Reproduce exactly the section that begins at the line containing "Write the Plotly code for this chart." and ends at the line containing "BOUND_VALUES = [0.0275, 0.0195, 0.00625]", both lines included; omit all other lines.

# Start of Data shown

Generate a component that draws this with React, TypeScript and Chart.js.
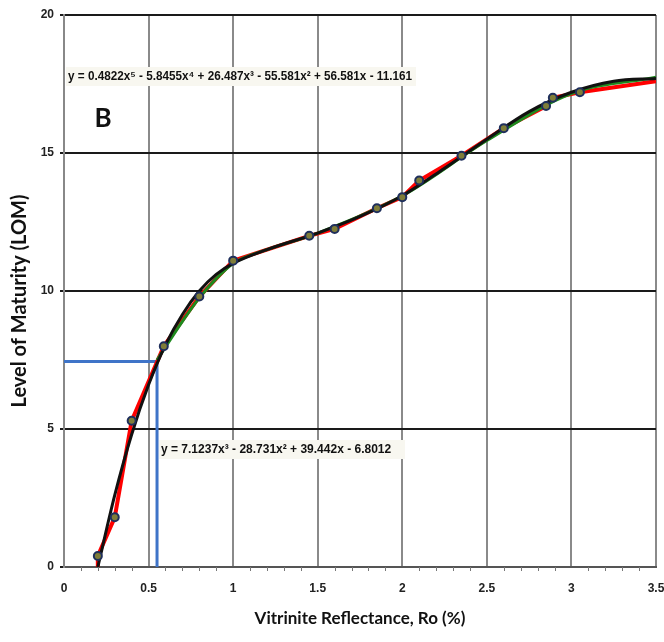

# End of Data shown
# Start of Data shown

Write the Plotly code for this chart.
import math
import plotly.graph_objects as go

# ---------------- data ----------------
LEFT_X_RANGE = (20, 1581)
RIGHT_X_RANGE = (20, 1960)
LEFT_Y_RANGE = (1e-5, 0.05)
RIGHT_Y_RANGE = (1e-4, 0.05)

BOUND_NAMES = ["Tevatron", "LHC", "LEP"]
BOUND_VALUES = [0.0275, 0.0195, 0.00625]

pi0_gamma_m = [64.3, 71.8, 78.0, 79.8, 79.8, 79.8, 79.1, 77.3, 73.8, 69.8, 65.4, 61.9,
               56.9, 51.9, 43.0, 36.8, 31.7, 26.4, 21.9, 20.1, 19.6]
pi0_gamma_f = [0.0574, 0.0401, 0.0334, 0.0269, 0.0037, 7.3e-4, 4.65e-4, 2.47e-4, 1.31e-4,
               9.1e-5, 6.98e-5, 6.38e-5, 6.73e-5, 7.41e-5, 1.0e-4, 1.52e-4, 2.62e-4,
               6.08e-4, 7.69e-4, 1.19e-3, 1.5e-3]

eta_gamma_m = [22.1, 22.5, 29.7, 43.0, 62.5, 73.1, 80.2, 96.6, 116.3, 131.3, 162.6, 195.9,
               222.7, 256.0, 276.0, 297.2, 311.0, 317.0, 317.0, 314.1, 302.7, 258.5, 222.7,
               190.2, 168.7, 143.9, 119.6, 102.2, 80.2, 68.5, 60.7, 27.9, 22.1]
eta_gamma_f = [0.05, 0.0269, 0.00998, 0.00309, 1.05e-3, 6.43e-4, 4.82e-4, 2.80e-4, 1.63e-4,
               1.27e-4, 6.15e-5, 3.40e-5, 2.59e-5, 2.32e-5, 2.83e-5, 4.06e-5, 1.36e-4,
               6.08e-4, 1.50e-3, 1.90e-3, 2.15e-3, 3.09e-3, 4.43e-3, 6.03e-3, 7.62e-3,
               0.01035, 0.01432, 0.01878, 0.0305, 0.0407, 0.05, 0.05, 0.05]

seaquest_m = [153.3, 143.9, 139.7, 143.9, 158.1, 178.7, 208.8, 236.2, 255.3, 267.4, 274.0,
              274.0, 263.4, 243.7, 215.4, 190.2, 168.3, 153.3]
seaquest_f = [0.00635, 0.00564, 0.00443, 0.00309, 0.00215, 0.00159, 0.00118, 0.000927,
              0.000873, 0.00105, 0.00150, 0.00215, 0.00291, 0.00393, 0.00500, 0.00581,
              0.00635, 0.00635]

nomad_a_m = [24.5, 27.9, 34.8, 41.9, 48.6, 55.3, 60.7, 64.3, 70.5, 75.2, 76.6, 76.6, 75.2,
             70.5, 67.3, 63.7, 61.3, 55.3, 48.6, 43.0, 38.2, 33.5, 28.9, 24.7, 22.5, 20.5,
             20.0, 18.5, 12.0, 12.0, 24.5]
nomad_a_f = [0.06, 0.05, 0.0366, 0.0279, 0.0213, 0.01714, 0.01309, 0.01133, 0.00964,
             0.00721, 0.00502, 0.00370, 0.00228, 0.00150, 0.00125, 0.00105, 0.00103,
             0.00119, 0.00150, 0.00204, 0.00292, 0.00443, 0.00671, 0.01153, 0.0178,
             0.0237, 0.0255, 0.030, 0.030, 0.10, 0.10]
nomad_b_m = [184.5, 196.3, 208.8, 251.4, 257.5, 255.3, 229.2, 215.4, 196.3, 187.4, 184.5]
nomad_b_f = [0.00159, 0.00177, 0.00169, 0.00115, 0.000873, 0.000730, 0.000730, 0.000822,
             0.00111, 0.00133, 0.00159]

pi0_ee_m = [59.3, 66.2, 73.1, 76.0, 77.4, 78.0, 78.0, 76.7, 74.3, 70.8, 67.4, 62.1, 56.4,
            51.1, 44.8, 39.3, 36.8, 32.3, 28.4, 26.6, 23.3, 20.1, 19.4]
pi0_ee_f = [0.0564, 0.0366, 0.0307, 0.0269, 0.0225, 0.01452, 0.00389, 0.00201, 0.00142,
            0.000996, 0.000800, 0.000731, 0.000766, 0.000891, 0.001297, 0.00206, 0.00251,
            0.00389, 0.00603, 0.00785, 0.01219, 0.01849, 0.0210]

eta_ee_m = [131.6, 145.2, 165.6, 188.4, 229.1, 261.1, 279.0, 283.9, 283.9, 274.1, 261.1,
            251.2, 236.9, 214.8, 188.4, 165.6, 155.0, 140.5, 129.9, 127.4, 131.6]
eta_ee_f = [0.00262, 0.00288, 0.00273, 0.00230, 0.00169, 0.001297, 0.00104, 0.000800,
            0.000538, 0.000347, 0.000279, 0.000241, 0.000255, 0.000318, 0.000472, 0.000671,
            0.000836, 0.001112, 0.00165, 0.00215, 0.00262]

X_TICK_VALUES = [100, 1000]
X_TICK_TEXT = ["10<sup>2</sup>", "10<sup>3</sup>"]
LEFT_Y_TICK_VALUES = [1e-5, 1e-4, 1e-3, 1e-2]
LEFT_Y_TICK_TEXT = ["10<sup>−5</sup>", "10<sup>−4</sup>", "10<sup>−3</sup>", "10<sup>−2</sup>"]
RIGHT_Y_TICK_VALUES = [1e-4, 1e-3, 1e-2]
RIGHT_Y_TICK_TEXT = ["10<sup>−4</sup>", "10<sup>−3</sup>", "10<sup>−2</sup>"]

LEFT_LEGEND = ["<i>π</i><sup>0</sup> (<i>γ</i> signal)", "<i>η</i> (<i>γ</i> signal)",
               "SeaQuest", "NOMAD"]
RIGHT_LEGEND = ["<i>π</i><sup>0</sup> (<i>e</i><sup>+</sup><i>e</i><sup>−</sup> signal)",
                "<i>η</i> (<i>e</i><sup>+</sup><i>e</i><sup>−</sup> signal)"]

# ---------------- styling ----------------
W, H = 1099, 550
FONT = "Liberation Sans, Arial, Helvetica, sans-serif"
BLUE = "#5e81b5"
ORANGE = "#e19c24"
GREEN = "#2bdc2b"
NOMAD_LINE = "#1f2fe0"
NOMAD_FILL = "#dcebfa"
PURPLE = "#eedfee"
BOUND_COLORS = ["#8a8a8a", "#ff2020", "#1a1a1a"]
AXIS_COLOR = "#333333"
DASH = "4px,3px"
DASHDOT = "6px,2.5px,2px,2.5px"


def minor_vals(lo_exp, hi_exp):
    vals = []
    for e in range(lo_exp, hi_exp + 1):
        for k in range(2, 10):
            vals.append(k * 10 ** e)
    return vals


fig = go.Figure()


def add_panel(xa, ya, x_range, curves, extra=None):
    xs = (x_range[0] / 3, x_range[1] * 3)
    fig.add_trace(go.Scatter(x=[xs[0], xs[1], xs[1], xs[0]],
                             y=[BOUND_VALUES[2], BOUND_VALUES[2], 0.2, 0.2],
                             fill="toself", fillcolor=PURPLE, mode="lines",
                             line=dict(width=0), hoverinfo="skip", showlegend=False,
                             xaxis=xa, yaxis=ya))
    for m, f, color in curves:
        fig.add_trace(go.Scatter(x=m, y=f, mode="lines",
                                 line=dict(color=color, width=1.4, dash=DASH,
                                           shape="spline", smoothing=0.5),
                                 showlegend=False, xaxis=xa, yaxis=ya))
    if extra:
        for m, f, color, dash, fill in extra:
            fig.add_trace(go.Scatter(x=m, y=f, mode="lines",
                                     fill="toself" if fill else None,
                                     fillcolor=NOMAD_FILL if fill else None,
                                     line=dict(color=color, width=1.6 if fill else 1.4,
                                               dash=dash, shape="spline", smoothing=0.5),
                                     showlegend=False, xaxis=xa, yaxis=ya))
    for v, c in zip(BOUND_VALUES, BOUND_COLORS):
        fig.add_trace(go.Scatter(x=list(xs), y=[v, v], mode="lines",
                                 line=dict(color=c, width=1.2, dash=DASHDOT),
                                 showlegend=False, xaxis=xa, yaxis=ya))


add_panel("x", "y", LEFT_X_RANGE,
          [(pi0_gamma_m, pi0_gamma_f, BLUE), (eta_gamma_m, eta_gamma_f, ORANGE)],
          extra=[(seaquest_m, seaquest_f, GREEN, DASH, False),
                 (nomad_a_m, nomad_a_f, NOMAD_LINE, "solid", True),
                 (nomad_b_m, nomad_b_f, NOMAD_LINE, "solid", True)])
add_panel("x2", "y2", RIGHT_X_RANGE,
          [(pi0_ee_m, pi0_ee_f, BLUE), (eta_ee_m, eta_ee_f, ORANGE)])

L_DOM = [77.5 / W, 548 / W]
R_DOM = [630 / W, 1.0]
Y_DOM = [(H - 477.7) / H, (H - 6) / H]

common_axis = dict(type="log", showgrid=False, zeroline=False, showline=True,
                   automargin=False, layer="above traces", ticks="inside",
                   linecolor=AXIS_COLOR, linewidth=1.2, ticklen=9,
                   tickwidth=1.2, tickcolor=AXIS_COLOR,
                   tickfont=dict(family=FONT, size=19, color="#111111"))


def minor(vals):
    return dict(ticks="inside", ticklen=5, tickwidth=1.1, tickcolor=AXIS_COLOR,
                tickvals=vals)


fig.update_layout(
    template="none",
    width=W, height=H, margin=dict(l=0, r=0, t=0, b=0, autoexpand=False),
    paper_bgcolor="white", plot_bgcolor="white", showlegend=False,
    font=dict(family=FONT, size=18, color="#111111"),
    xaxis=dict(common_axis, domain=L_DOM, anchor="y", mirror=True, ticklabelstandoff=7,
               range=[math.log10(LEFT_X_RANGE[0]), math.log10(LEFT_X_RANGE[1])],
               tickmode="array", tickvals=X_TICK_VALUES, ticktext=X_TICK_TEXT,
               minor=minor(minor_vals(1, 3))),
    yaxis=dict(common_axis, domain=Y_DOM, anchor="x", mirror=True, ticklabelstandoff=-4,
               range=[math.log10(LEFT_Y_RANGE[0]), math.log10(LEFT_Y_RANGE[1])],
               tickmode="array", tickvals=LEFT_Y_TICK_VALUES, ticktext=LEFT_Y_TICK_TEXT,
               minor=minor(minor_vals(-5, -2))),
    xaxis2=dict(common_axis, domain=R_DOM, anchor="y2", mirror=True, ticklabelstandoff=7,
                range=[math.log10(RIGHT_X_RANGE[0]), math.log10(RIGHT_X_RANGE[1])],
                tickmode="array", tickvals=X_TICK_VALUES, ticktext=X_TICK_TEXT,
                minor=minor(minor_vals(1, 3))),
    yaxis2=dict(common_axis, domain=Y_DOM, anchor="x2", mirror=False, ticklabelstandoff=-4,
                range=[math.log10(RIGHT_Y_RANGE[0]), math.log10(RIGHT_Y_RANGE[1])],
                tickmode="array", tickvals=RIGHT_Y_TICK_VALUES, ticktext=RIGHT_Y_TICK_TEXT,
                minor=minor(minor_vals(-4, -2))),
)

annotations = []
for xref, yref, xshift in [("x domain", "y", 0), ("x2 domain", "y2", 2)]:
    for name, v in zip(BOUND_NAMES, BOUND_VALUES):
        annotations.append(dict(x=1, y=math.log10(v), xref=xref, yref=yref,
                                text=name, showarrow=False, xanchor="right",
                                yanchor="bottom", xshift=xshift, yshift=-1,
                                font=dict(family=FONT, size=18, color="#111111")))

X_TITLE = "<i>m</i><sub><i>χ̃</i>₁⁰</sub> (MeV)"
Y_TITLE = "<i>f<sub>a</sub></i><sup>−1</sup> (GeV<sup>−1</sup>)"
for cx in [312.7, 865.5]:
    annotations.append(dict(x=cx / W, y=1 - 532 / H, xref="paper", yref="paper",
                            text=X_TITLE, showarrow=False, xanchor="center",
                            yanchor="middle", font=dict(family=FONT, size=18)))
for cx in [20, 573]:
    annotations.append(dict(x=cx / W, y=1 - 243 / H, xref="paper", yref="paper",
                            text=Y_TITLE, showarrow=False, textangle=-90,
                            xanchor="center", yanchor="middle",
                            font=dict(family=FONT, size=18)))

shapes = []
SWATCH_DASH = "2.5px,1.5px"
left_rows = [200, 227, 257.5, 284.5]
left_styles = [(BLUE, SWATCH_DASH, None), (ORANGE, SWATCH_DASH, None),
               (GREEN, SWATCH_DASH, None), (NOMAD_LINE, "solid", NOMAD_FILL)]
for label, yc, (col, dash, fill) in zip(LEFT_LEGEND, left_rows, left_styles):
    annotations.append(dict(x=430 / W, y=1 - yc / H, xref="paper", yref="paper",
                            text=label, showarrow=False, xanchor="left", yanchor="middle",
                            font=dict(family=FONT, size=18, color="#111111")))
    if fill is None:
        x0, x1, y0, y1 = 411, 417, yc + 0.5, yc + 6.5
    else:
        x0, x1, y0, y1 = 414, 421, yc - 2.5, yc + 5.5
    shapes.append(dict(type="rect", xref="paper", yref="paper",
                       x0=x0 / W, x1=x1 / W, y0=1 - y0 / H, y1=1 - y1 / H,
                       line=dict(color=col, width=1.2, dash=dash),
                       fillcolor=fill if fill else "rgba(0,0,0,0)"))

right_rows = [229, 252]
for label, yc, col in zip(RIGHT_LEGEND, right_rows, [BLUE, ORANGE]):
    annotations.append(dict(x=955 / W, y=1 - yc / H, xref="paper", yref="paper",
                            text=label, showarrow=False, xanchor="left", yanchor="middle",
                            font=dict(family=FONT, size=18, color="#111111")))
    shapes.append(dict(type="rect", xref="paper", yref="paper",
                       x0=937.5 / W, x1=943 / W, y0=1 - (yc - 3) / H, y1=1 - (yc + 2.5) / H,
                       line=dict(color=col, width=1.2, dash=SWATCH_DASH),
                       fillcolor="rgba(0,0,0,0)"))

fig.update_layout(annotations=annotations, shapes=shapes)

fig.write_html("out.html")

# End of Data shown

## Solution for this task
Write the Plotly code for this chart.
import math
import plotly.graph_objects as go

# ---------------- data ----------------
LEFT_X_RANGE = (20, 1581)
RIGHT_X_RANGE = (20, 1960)
LEFT_Y_RANGE = (1e-5, 0.05)
RIGHT_Y_RANGE = (1e-4, 0.05)

BOUND_NAMES = ["Tevatron", "LHC", "LEP"]
BOUND_VALUES = [0.0275, 0.0195, 0.00625]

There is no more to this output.